Sunday, June 3, 2007

Kangerlussuaq, Greenland

We arrived to "Kanger" at approximately 6:00 pm local time (4:00 pm Atlanta time). Our transport was a C-130 piloted by the New York Air National Guard. The flight was long, and mercifully uneventful. Topographically, we traveled over New York, Quebec, Labrador, Labrador Sea and on to Greenland. Ecologically, we traversed broad-leaf forests (maples, etc.), taiga (conifers), tundra (grasses and sedges), ice and ocean. The tundra is awash in small ponds clearly visible from the air, and if one looks the striations and paths of ancient glaciers remain. In the Labrador Sea, ice bergs floated serenely by. Since we are above the Arctic circle, the sun will not set tonight, merely dip lower in the horizon. The temperature at Kanger is shirt sleeve and shorts weather. I am told tomorrow in Summit the weather will be dramatically different. The flight to Summit will be about two hours in duration.

Our portion of the team (three members) will rotate in and others will rotate out. Tent space is tight in Summit, and some have peen here for a month already. The team will study atmospheric chemistry in an ever building effort to fully understand the natural and anthropomorphic changes we are participating in . I am told I will be trained in the use of some of the equipment, and I am looking forward to it. Additionally, I will focus on this blog and through it introduce you to another portion of the world.

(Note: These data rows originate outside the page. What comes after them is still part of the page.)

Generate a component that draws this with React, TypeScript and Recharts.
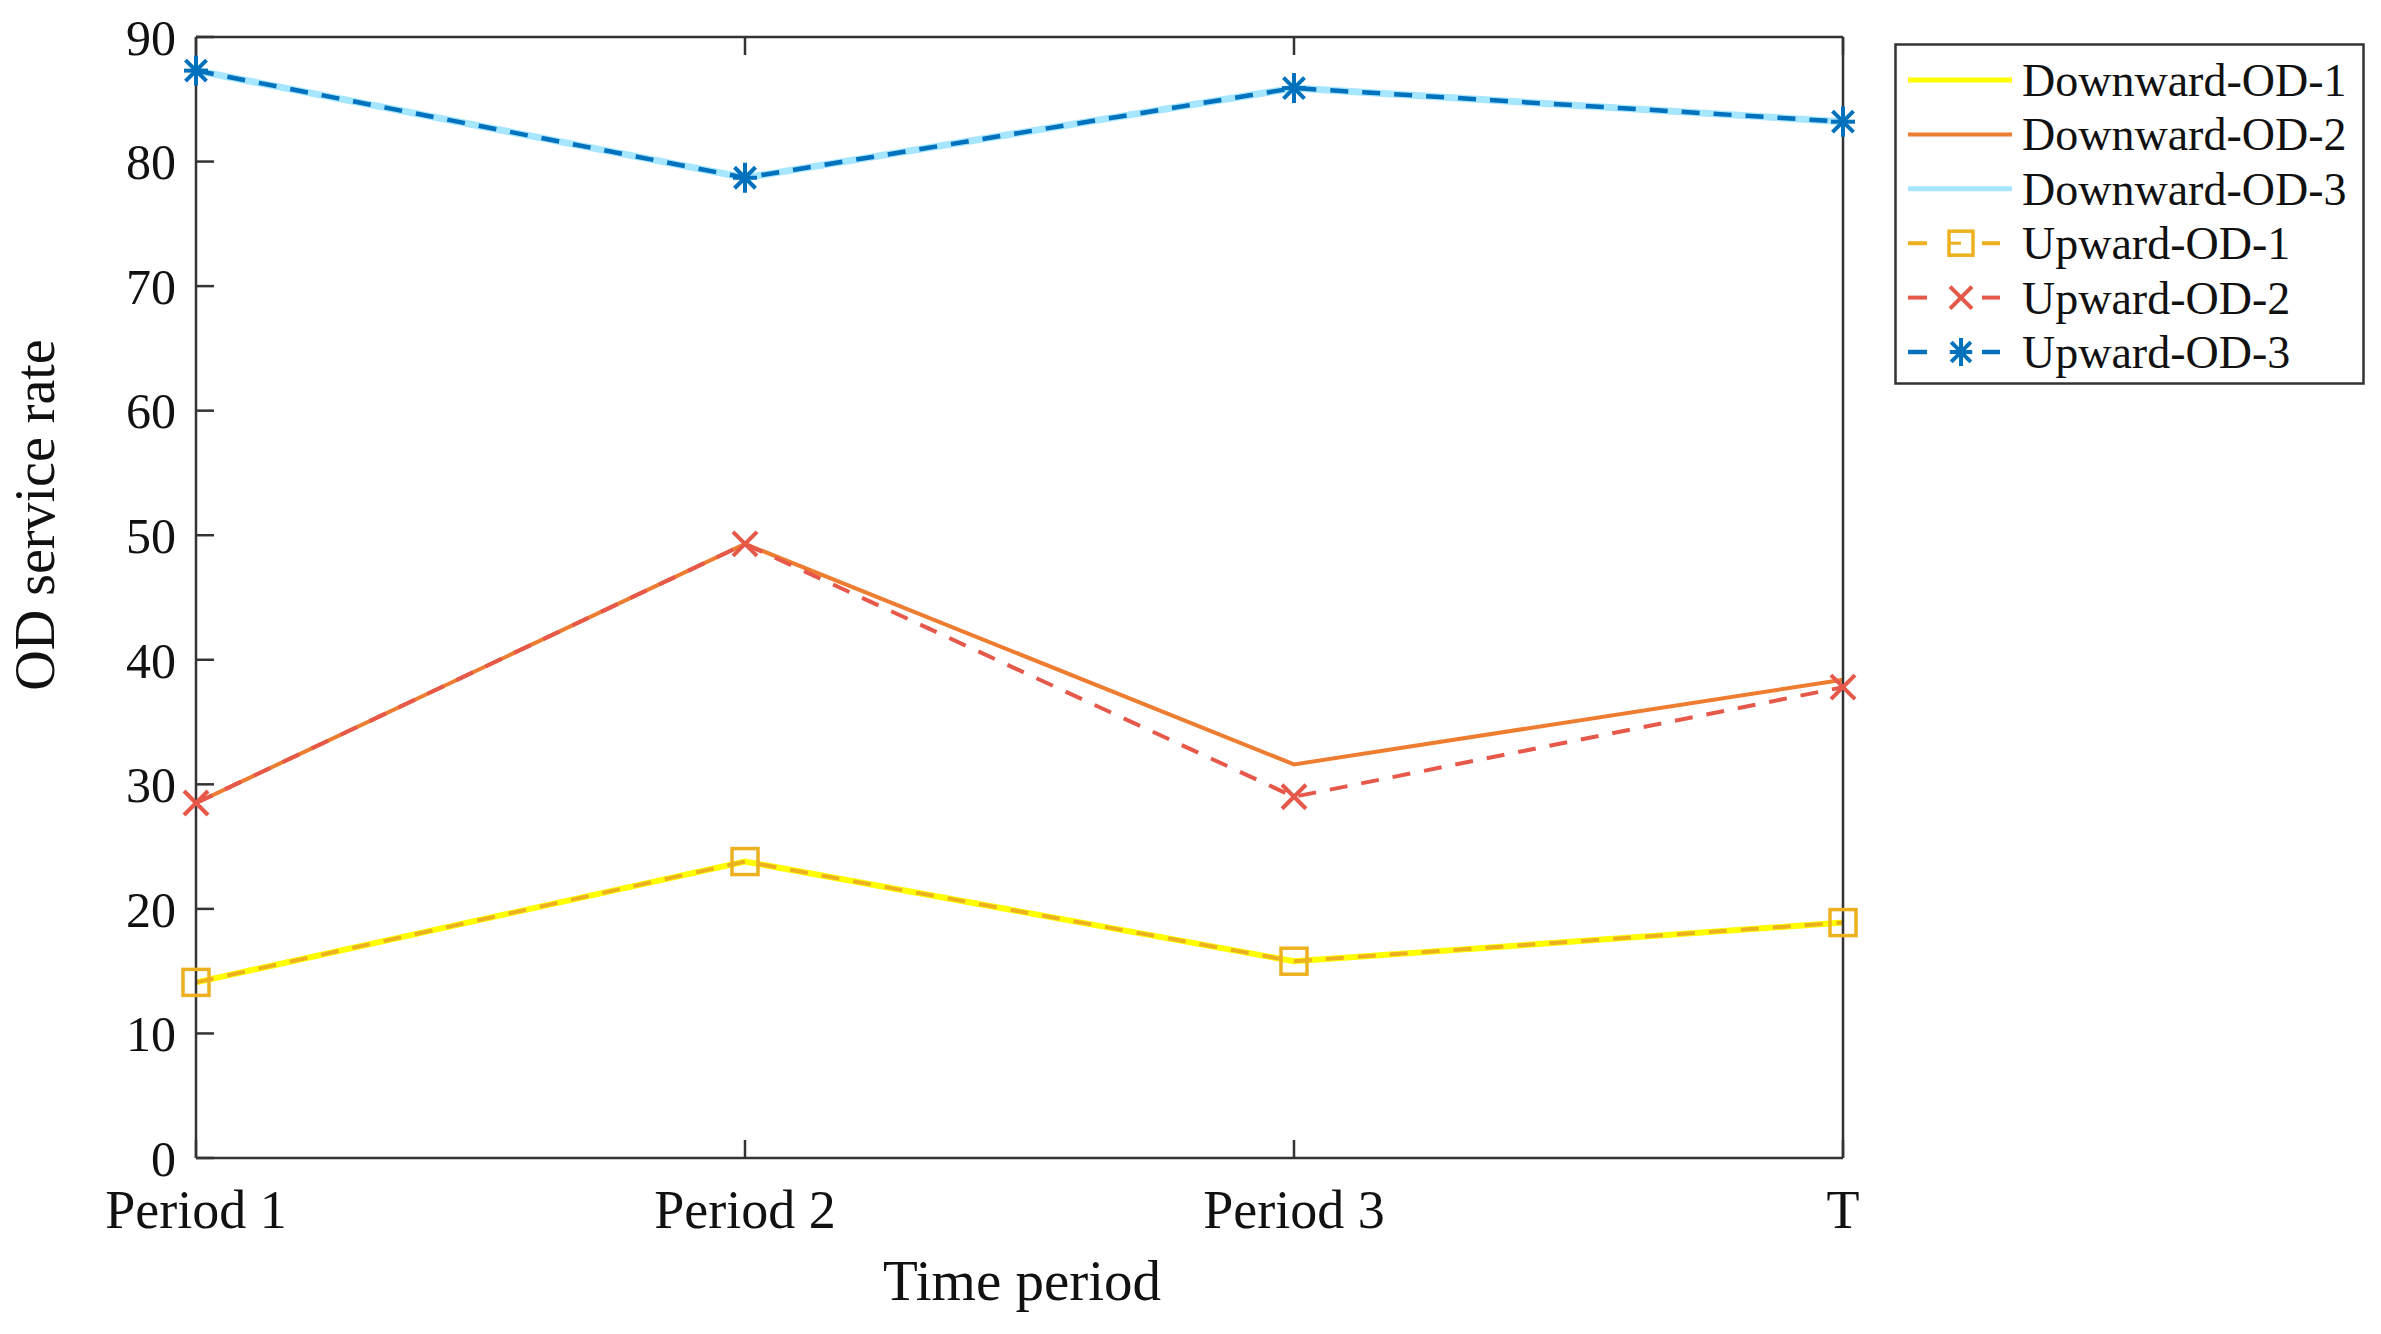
import React from "react";
import { LineChart, Line, XAxis, YAxis } from "recharts";

const periods = ["Period 1", "Period 2", "Period 3", "T"];
const downwardOD1 = [14.1, 23.8, 15.8, 18.9];
const downwardOD2 = [28.5, 49.3, 31.6, 38.4];
const downwardOD3 = [87.3, 78.7, 85.9, 83.2];
const upwardOD1 = [14.1, 23.8, 15.8, 18.9];
const upwardOD2 = [28.5, 49.3, 29.0, 37.8];
const upwardOD3 = [87.3, 78.7, 85.9, 83.2];
const yTicks = [0, 10, 20, 30, 40, 50, 60, 70, 80, 90];

const FONT = '"Liberation Serif", "Times New Roman", serif';
const AXIS = "#333333";

const C_D1 = "#FFFF00";
const C_D2 = "#ED7D31";
const C_D3 = "#A6E6FF";
const C_U1 = "#EDB120";
const C_U2 = "#E5584A";
const C_U3 = "#0072BD";

const data = periods.map((p, i) => ({
  period: p,
  d1: downwardOD1[i],
  d2: downwardOD2[i],
  d3: downwardOD3[i],
  u1: upwardOD1[i],
  u2: upwardOD2[i],
  u3: upwardOD3[i],
}));

const Square = ({ cx, cy, color, s = 13 }: any) => (
  <g>
    <rect x={cx - s} y={cy - s} width={2 * s} height={2 * s} fill="none" stroke={color} strokeWidth={3.5} />
  </g>
);

const Cross = ({ cx, cy, color, s = 12 }: any) => (
  <g stroke={color} strokeWidth={4}>
    <line x1={cx - s} y1={cy - s} x2={cx + s} y2={cy + s} />
    <line x1={cx - s} y1={cy + s} x2={cx + s} y2={cy - s} />
  </g>
);

const Star = ({ cx, cy, color, s = 15 }: any) => {
  const d = s * 0.7;
  return (
    <g stroke={color} strokeWidth={4}>
      <line x1={cx} y1={cy - s} x2={cx} y2={cy + s} />
      <line x1={cx - d} y1={cy - d} x2={cx + d} y2={cy + d} />
      <line x1={cx - d} y1={cy + d} x2={cx + d} y2={cy - d} />
      <line x1={cx - s * 0.8} y1={cy} x2={cx + s * 0.8} y2={cy} />
    </g>
  );
};

const legendItems = [
  { name: "Downward-OD-1", color: C_D1, dashed: false, marker: null, w: 5 },
  { name: "Downward-OD-2", color: C_D2, dashed: false, marker: null, w: 4 },
  { name: "Downward-OD-3", color: C_D3, dashed: false, marker: null, w: 5 },
  { name: "Upward-OD-1", color: C_U1, dashed: true, marker: "square", w: 4 },
  { name: "Upward-OD-2", color: C_U2, dashed: true, marker: "cross", w: 4 },
  { name: "Upward-OD-3", color: C_U3, dashed: true, marker: "star", w: 4.5 },
];

const LegendBox = () => (
  <svg
    width={471}
    height={342}
    style={{ position: "absolute", left: 1894, top: 43 }}
  >
    <rect x={1.5} y={1.5} width={468} height={339} fill="#fff" stroke={AXIS} strokeWidth={2.5} />
    {legendItems.map((it, i) => {
      const cy = 37 + i * 54.4;
      return (
        <g key={it.name}>
          {it.dashed ? (
            <g>
              <line x1={14} y1={cy} x2={33} y2={cy} stroke={it.color} strokeWidth={it.w} />
              <line x1={88} y1={cy} x2={106} y2={cy} stroke={it.color} strokeWidth={it.w} />
              {it.marker === "square" && (
                <g>
                  <Square cx={67} cy={cy} color={it.color} s={12} />
                  <line x1={55} y1={cy} x2={67} y2={cy} stroke={it.color} strokeWidth={3} />
                </g>
              )}
              {it.marker === "cross" && <Cross cx={67} cy={cy} color={it.color} s={11} />}
              {it.marker === "star" && <Star cx={67} cy={cy} color={it.color} s={14} />}
            </g>
          ) : (
            <line x1={14} y1={cy} x2={118} y2={cy} stroke={it.color} strokeWidth={it.w} />
          )}
          <text x={128} y={cy + 16} fontFamily={FONT} fontSize={46} fill="#111">
            {it.name}
          </text>
        </g>
      );
    })}
  </svg>
);

const yLabel = () => (
  <text
    x={35}
    y={515}
    transform="rotate(-90, 35, 515)"
    textAnchor="middle"
    dominantBaseline="central"
    fontFamily={FONT}
    fontSize={56}
    fill="#111"
  >
    OD service rate
  </text>
);

const xLabel = () => (
  <text x={1022} y={1300} textAnchor="middle" fontFamily={FONT} fontSize={57} fill="#111">
    Time period
  </text>
);

const App = () => {
  const xTickStyle = { fontFamily: FONT, fontSize: 54, fill: "#111" };
  const yTickStyle = { fontFamily: FONT, fontSize: 50, fill: "#111" };
  return (
    <div style={{ position: "absolute", left: 0, top: 0, width: 2381, height: 1334, background: "#fff" }}>
      <LineChart
        width={2381}
        height={1334}
        data={data}
        margin={{ top: 36, right: 537, bottom: 56, left: 96 }}
      >
        <XAxis
          dataKey="period"
          height={120}
          tick={xTickStyle}
          tickSize={-18}
          tickMargin={50}
          stroke={AXIS}
          strokeWidth={2.5}
          interval={0}
          label={xLabel}
        />
        <XAxis
          xAxisId="top"
          orientation="top"
          dataKey="period"
          height={1}
          tick={() => <g />}
          tickSize={-18}
          stroke={AXIS}
          strokeWidth={2.5}
          interval={0}
        />
        <YAxis
          domain={[0, 90]}
          ticks={yTicks}
          width={100}
          tick={yTickStyle}
          tickSize={-18}
          tickMargin={38}
          stroke={AXIS}
          strokeWidth={2.5}
          interval={0}
          label={yLabel}
        />
        <YAxis
          yAxisId="right"
          orientation="right"
          domain={[0, 90]}
          ticks={yTicks}
          width={1}
          tick={() => <g />}
          tickSize={-18}
          stroke={AXIS}
          strokeWidth={2.5}
          interval={0}
        />
        <Line dataKey="d1" name="Downward-OD-1" stroke={C_D1} strokeWidth={6} dot={false} isAnimationActive={false} />
        <Line dataKey="d2" name="Downward-OD-2" stroke={C_D2} strokeWidth={4} dot={false} isAnimationActive={false} />
        <Line dataKey="d3" name="Downward-OD-3" stroke={C_D3} strokeWidth={7} dot={false} isAnimationActive={false} />
        <Line
          dataKey="u1"
          name="Upward-OD-1"
          stroke={C_U1}
          strokeWidth={4}
          strokeDasharray="18 14"
          dot={(p: any) => <Square key={p.index} cx={p.cx} cy={p.cy} color={C_U1} />}
          isAnimationActive={false}
        />
        <Line
          dataKey="u2"
          name="Upward-OD-2"
          stroke={C_U2}
          strokeWidth={4}
          strokeDasharray="18 14"
          dot={(p: any) => <Cross key={p.index} cx={p.cx} cy={p.cy} color={C_U2} />}
          isAnimationActive={false}
        />
        <Line
          dataKey="u3"
          name="Upward-OD-3"
          stroke={C_U3}
          strokeWidth={4.5}
          strokeDasharray="18 14"
          dot={(p: any) => <Star key={p.index} cx={p.cx} cy={p.cy} color={C_U3} />}
          isAnimationActive={false}
        />
      </LineChart>
      <LegendBox />
    </div>
  );
};

export default App;
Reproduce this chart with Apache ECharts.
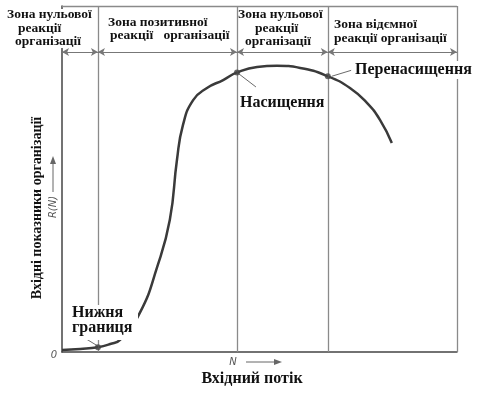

Pictures will follow of this trip. If you want to see the Antarctica diary, the website is

Friday, June 1, 2007

Atlanta, GA

Today, I completed preparations for my trip to Greenland that begins tomorrow, Saturday; June 2, 2007. I feel very lucky to be participating in this study. Dr. Greg Huey of GA Tech will be the Principal Investigator (PI). My role will be to support the scientists conducting the study, and to communicate with the public.